The Rohingya are a widely persecuted Muslim minority from the border area between Myanmar and Bangladesh. An estimated 800,000 Rohingya live in Myanmar but are officially stateless.
The Myanmese government denies them citizenship, regarding them as illegal immigrants from Bangladesh, which does not recognise them either.
Both nations deny the United Nations access to the camps where many Rohingya live. Other nations in the region also deny the United Nations access to Rohingya arrivals, preventing them from being assessed for refugee status.
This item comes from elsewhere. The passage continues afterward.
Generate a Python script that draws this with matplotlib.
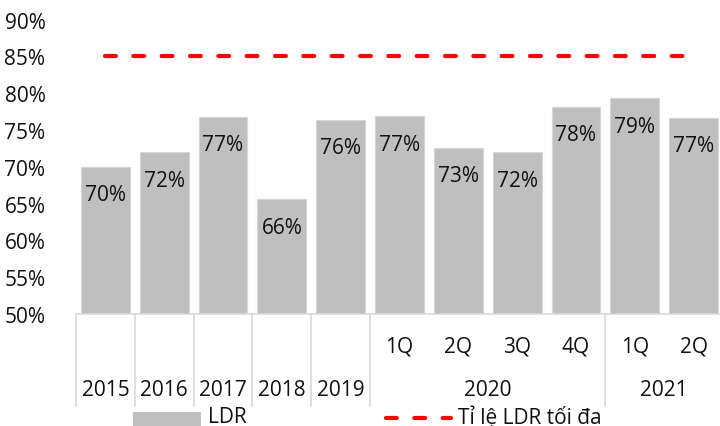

As a result, some have languished in indefinite detention for years, charged with no crime and impossible to deport.
An explosion of tensions between Buddhist and Muslim communities in Myanmar's western state of Rakhine since June 2012 has triggered a seaborne exodus of Rohingya.
Thailand's navy blocked more than 200 Rohingya from entering the kingdom last month as part of a new policy under which they will be given food and water but barred from landing if their boat is seaworthy.
The United Nations estimates about 13,000 boatpeople, including many Rohingya, fled Myanmar and neighbouring Bangladesh in 2012.
On February 2, the Sri Lankan navy rescued 127 Bangladeshis and 11 Myanmese nationals in an overcrowded wooden vessel that had begun to sink 50 nautical miles off Sri Lanka's eastern coast. One of those passengers died before help reached.
The members of this group of 138 people are still in a detention centre near the capital Colombo, police said.